A. RATIFIER L'ORDONNANCE EN L'ÉTAT, ASSORTIE DE MODIFICATIONS TECHNIQUES PONCTUELLES

Sur la proposition de son rapporteur, votre commission a adopté deux amendements COM-3 et COM-4 , comportant quatre modifications destinées à apporter des ajustements techniques, procéder à des coordinations ou corriger une malfaçon de l'ordonnance. Votre commission a approuvé la ratification de l'ordonnance du 10 septembre 2015 précitée.

Ces modifications ponctuelles portent sur les éléments suivants.

Premièrement, à l'article L. 225-1 du code de commerce, l'ordonnance a réduit de deux à sept le nombre minimal d'actionnaires dans les SA, ce nombre étant maintenu à sept pour les SA dont les titres sont admis aux négociations sur un marché réglementé. S'agissant des sociétés cotées, qui font appel public à l'épargne, ce minimum de sept est évidemment assez théorique, car elles ont vocation à avoir un nombre bien plus grand d'actionnaires, mais la loi doit fixer en droit un nombre minimal d'actionnaires pour constituer ces sociétés.

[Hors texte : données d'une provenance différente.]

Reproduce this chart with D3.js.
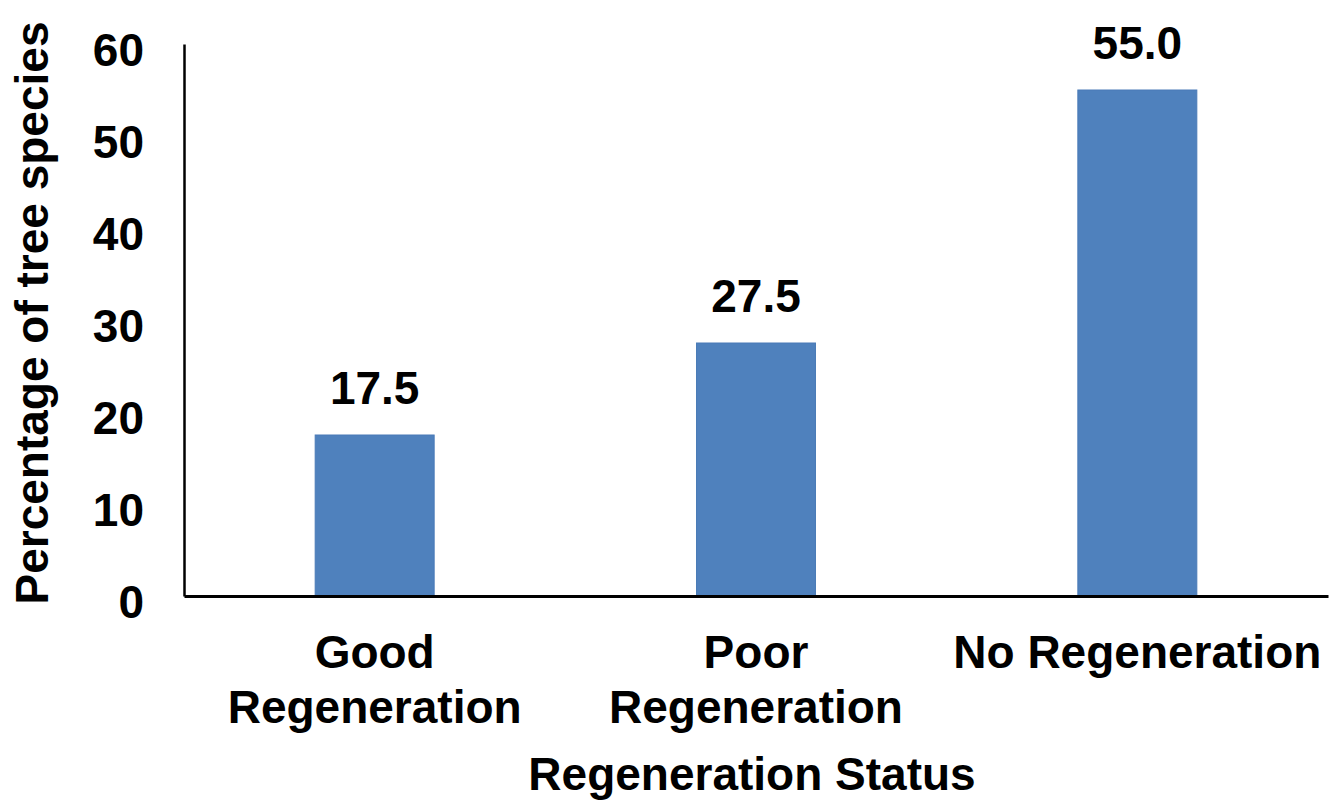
<!DOCTYPE html>
<html>
<head>
<meta charset="utf-8">
<script src="https://cdn.jsdelivr.net/npm/d3@7"></script>
<style>
  html, body { margin: 0; padding: 0; background: #fff; }
  svg { display: block; }
  text { font-family: "Liberation Sans", Arial, sans-serif; font-weight: bold; fill: #000; }
</style>
</head>
<body>
<svg id="chart" width="1336" height="800"></svg>
<script>
// Regeneration status of tree species
const categories = [["Good", "Regeneration"], ["Poor", "Regeneration"], ["No Regeneration"]];
const categoryKeys = ["Good Regeneration", "Poor Regeneration", "No Regeneration"];
const percentages = [17.5, 27.5, 55.0];
const yTicks = [0, 10, 20, 30, 40, 50, 60];
const yTitle = "Percentage of tree species";
const xTitle = "Regeneration Status";

const svg = d3.select("#chart");
const plotLeft = 184, plotRight = 1328, plotTop = 44, plotBottom = 596;

const x = d3.scaleBand()
  .domain(categoryKeys)
  .range([plotLeft, plotRight])
  .paddingInner(0.688)
  .paddingOuter(0.344);

const y = d3.scaleLinear().domain([0, 60]).range([plotBottom, plotTop]);

// bars
svg.append("g").selectAll("rect")
  .data(percentages)
  .join("rect")
  .attr("x", (d, i) => x(categoryKeys[i]))
  .attr("y", d => y(d))
  .attr("width", x.bandwidth())
  .attr("height", d => y(0) - y(d))
  .attr("fill", "#4f81bd")
  .attr("stroke", "#4a7bb7")
  .attr("stroke-width", 1);

// value labels
svg.append("g").selectAll("text")
  .data(percentages)
  .join("text")
  .attr("x", (d, i) => x(categoryKeys[i]) + x.bandwidth() / 2)
  .attr("y", d => y(d) - 31)
  .attr("text-anchor", "middle")
  .attr("font-size", 46)
  .text(d => d.toFixed(1));

// y axis
const yAxis = svg.append("g")
  .attr("transform", `translate(${plotLeft},0)`)
  .call(d3.axisLeft(y).tickValues(yTicks).tickSize(0).tickPadding(40).tickFormat(d3.format("d")));
yAxis.select(".domain").attr("stroke", "#000").attr("stroke-width", 2.5);
yAxis.selectAll(".tick text")
  .attr("font-size", 46)
  .attr("font-family", "'Liberation Sans', Arial, sans-serif")
  .attr("font-weight", "bold")
  .attr("fill", "#000")
  .attr("dy", "0.47em");

// x axis
const xAxis = svg.append("g")
  .attr("transform", `translate(0,${plotBottom})`)
  .call(d3.axisBottom(x).tickSize(0).tickFormat(""));
xAxis.select(".domain").attr("stroke", "#000").attr("stroke-width", 3);

// category labels (wrapped)
const catG = svg.append("g");
categories.forEach((lines, i) => {
  const cx = x(categoryKeys[i]) + x.bandwidth() / 2;
  const t = catG.append("text")
    .attr("x", cx)
    .attr("y", 668)
    .attr("text-anchor", "middle")
    .attr("font-size", 46);
  lines.forEach((line, j) => {
    t.append("tspan")
      .attr("x", cx)
      .attr("dy", j === 0 ? 0 : 55)
      .text(line);
  });
});

// axis titles
svg.append("text")
  .attr("x", (plotLeft + plotRight) / 2 - 4)
  .attr("y", 790)
  .attr("text-anchor", "middle")
  .attr("font-size", 46)
  .text(xTitle);

svg.append("text")
  .attr("transform", "translate(48,313) rotate(-90)")
  .attr("text-anchor", "middle")
  .attr("font-size", 46)
  .text(yTitle);
</script>
</body>
</html>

La notion de titre retenue par l'ordonnance pour identifier les sociétés cotées recouvre à la fois les titres de capital que sont les actions et les titres de créance que sont notamment les obligations, que les sociétés peuvent émettre pour contribuer à leur financement 8 ( * ) . Or, il ne semble pas justifié d'exiger des sociétés dont seuls des titres de créance sont cotés et non des actions un nombre minimal de sept actionnaires. Des sociétés dont les actions ne sont pas cotées peuvent occasionnellement procéder à des émissions obligataires, sans que ce mode de financement par le marché, plutôt qu'un financement bancaire par exemple, justifie une exigence renforcée dans la composition de l'actionnariat. Selon l'ANSA, quelques dizaines de sociétés seraient concernées, émettant leurs obligations à Paris ou Luxembourg le plus souvent, étant souvent des filiales chargées du financement au sein de groupes de sociétés.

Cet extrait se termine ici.